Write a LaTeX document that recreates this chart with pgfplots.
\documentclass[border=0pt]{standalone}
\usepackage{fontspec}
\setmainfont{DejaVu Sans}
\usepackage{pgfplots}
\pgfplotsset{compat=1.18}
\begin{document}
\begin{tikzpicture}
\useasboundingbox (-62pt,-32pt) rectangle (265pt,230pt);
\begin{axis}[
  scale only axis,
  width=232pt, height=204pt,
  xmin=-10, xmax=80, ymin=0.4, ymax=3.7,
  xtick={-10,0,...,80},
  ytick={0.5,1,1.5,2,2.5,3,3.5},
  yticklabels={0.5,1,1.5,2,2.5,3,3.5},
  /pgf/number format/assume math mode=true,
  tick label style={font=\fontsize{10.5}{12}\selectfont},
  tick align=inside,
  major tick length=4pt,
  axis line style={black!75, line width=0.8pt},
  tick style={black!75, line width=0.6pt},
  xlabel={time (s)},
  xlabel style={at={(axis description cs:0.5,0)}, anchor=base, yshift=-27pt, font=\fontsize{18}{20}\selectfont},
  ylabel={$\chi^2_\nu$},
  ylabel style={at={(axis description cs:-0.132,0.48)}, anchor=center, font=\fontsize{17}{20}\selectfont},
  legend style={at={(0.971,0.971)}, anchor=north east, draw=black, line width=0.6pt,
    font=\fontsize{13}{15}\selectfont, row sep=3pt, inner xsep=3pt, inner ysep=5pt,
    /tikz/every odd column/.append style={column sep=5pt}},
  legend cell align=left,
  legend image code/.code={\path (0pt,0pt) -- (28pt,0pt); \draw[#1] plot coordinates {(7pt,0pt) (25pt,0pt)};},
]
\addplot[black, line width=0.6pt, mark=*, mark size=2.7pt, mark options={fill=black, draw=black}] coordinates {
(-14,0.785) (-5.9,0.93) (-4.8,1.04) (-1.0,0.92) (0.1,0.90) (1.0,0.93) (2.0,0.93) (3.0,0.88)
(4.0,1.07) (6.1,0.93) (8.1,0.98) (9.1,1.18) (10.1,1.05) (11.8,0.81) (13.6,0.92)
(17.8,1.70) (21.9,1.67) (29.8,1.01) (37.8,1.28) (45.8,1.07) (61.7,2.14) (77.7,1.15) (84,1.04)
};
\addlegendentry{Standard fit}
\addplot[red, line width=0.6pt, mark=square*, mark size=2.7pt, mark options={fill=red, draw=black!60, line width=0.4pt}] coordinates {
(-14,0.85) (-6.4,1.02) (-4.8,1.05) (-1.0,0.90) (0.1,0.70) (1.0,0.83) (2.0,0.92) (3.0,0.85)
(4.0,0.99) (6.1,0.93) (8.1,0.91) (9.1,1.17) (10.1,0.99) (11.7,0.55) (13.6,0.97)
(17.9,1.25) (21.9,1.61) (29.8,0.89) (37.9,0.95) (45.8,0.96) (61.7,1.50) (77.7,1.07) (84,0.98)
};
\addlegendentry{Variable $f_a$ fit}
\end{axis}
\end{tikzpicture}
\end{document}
---
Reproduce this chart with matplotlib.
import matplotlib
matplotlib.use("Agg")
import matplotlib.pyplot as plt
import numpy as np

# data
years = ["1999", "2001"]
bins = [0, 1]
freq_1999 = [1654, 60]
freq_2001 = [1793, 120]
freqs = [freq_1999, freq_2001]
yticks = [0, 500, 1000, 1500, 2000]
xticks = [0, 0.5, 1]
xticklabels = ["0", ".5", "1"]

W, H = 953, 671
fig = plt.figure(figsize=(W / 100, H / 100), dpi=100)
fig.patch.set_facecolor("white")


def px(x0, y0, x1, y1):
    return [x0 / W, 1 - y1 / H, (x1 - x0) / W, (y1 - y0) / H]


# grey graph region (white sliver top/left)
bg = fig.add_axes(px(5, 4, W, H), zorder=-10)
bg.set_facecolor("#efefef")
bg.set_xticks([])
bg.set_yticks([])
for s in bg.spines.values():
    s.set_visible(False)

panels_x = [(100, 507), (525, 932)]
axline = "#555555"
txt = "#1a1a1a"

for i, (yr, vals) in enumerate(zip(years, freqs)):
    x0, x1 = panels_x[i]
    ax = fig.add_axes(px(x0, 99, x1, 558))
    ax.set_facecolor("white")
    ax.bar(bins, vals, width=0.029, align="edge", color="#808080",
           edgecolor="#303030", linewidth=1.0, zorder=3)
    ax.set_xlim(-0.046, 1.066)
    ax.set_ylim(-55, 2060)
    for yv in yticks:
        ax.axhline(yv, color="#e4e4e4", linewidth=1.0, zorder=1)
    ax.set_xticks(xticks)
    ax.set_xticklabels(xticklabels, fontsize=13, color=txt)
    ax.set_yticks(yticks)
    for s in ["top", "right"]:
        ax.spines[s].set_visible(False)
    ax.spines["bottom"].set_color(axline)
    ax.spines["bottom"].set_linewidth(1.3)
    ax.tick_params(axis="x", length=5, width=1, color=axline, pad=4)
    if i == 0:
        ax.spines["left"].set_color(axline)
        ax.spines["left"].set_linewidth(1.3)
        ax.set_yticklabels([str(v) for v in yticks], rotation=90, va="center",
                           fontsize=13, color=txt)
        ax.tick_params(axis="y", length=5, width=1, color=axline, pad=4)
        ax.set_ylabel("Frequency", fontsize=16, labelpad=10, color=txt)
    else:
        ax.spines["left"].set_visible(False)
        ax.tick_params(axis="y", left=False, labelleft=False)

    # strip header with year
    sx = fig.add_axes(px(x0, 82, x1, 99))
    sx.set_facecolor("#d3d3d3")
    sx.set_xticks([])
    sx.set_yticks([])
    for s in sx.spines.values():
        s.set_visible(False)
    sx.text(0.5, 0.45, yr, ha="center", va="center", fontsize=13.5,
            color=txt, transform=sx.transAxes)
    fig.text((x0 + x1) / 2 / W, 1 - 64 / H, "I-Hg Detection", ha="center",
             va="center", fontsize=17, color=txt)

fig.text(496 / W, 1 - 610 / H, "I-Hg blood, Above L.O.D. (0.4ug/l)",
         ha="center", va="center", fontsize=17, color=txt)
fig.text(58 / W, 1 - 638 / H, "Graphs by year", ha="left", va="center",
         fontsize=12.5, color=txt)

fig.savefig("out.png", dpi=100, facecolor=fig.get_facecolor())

Directions - Of the lines above, how many include the word "this"? Reply with the number alone.

Written response - 2